/---
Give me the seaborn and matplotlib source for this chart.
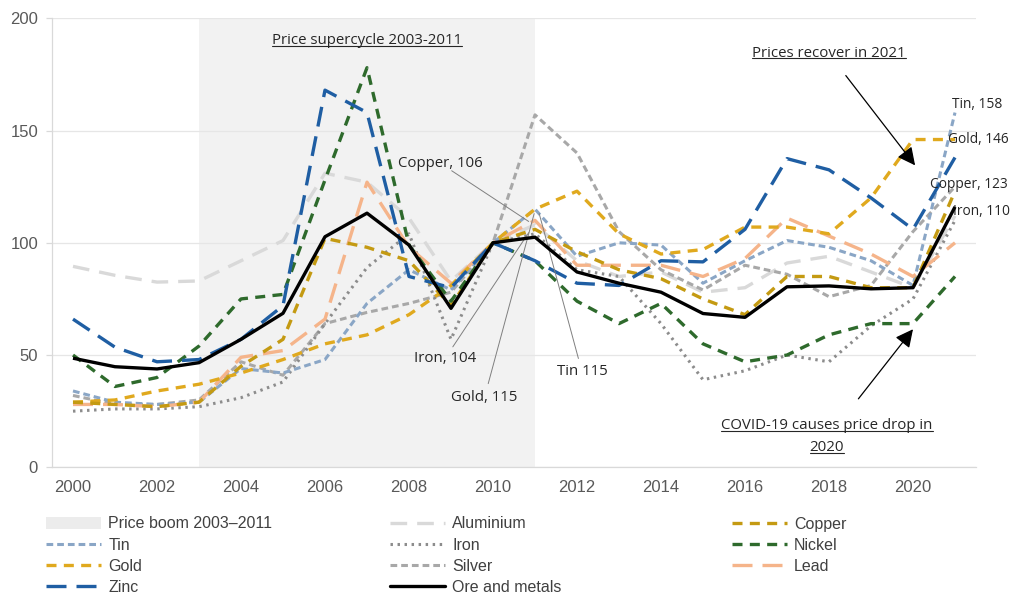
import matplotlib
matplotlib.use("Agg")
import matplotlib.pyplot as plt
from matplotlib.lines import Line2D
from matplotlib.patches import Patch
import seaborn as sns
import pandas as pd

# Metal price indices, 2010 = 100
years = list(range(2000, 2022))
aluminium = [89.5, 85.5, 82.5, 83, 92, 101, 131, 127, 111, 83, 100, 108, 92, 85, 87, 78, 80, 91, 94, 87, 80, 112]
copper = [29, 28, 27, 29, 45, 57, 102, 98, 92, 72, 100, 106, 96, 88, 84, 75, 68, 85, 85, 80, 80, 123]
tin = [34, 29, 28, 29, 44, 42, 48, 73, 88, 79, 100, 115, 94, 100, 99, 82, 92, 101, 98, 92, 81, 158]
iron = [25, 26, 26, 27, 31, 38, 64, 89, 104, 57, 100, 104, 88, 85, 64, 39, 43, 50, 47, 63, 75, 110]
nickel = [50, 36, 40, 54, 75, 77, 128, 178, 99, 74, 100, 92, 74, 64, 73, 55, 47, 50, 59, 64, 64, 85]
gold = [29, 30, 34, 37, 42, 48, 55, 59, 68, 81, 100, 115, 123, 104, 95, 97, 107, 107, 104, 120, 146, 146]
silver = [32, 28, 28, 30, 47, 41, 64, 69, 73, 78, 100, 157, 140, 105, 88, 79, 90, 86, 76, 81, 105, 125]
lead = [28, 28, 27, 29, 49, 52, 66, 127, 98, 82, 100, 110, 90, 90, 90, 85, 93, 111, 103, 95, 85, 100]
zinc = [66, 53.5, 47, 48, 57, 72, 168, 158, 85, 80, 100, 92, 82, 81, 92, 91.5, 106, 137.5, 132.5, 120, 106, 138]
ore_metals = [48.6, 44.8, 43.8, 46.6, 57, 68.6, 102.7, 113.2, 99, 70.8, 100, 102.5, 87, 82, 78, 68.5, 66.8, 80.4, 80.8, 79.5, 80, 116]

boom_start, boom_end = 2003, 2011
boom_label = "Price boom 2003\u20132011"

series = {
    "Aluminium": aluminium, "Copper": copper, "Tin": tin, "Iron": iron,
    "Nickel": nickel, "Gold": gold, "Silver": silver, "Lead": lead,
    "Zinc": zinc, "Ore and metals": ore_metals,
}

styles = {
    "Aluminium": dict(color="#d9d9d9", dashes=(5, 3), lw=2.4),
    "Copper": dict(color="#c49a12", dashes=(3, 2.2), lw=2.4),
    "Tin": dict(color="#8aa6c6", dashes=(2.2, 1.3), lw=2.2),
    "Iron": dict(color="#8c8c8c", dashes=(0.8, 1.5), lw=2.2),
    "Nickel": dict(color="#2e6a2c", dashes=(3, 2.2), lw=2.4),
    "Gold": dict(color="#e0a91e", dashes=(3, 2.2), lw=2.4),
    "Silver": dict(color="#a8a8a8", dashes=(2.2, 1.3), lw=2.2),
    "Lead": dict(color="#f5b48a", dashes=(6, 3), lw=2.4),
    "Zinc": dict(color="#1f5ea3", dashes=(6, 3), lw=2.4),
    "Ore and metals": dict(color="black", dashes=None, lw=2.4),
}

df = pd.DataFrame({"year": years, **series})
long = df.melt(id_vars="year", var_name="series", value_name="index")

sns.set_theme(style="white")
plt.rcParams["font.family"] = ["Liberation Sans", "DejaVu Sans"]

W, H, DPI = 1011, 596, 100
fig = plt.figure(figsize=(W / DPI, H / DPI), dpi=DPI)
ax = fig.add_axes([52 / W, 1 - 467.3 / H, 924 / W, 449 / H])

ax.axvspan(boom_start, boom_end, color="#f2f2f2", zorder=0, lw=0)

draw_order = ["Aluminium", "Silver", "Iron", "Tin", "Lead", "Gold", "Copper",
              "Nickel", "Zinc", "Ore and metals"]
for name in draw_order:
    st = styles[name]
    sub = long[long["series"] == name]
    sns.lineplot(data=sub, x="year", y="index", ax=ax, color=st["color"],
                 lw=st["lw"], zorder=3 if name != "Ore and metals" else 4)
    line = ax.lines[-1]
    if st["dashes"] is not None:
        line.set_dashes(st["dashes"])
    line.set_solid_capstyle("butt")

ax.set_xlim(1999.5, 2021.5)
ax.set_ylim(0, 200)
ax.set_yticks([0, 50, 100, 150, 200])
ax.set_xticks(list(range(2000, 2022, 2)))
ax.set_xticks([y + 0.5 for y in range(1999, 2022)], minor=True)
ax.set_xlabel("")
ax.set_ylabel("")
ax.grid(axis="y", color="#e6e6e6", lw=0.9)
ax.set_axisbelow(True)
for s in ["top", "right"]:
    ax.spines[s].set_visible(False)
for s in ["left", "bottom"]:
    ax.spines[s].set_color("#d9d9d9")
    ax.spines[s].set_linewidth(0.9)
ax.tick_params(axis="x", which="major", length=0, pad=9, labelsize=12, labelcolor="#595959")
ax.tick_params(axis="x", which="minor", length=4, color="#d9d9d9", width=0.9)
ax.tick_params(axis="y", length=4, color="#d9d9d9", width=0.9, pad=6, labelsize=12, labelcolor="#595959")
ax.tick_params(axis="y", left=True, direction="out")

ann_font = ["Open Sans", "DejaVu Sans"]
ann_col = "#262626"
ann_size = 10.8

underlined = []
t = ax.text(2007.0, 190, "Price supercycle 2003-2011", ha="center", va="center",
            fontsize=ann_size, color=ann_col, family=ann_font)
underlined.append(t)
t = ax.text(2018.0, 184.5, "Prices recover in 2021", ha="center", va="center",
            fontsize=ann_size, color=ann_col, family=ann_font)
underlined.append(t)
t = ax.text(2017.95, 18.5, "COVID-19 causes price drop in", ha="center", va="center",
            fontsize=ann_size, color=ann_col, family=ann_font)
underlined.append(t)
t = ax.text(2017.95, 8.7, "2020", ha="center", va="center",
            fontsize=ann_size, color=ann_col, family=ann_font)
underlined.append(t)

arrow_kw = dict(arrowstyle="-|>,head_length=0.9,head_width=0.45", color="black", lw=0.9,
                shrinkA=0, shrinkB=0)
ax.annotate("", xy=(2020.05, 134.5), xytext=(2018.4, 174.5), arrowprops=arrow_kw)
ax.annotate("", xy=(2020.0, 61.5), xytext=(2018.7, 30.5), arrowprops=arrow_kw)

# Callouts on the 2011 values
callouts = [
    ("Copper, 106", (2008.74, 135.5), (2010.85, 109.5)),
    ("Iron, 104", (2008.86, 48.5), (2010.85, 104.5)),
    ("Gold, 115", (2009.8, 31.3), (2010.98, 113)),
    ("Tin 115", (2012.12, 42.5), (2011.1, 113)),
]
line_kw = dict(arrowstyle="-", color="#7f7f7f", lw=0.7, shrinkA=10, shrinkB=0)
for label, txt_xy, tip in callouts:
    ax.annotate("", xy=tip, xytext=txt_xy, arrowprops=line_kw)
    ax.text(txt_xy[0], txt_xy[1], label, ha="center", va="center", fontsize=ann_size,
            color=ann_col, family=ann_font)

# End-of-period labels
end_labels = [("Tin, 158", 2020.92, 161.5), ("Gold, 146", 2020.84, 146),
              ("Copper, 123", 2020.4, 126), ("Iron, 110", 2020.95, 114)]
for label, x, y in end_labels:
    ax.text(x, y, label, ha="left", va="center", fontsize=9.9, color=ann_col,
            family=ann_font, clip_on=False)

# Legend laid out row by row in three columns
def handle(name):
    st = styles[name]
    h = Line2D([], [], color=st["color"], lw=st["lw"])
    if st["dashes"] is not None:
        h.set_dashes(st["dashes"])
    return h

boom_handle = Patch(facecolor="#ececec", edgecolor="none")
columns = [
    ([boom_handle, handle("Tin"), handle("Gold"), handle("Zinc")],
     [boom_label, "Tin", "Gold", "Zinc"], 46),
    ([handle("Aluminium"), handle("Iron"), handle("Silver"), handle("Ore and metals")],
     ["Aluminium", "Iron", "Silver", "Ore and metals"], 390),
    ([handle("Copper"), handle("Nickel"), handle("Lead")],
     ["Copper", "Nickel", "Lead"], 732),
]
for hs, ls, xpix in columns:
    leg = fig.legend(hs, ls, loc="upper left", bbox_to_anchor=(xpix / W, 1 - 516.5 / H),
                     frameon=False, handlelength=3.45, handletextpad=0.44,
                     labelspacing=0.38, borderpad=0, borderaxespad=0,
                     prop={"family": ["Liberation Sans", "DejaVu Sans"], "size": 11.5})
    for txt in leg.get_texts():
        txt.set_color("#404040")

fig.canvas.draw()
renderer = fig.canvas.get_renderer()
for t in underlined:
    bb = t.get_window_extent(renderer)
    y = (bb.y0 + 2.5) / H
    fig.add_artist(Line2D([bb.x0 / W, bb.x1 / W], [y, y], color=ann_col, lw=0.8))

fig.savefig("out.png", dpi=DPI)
\---
> _Problem_
Skip the pictures and restate exactly the lines from the beginning of the listing to the line with "import pandas as pd", that line included.

> _Expected output_
Give me the seaborn and matplotlib source for this chart.
import matplotlib
matplotlib.use("Agg")
import matplotlib.pyplot as plt
from matplotlib.lines import Line2D
from matplotlib.patches import Patch
import seaborn as sns
import pandas as pd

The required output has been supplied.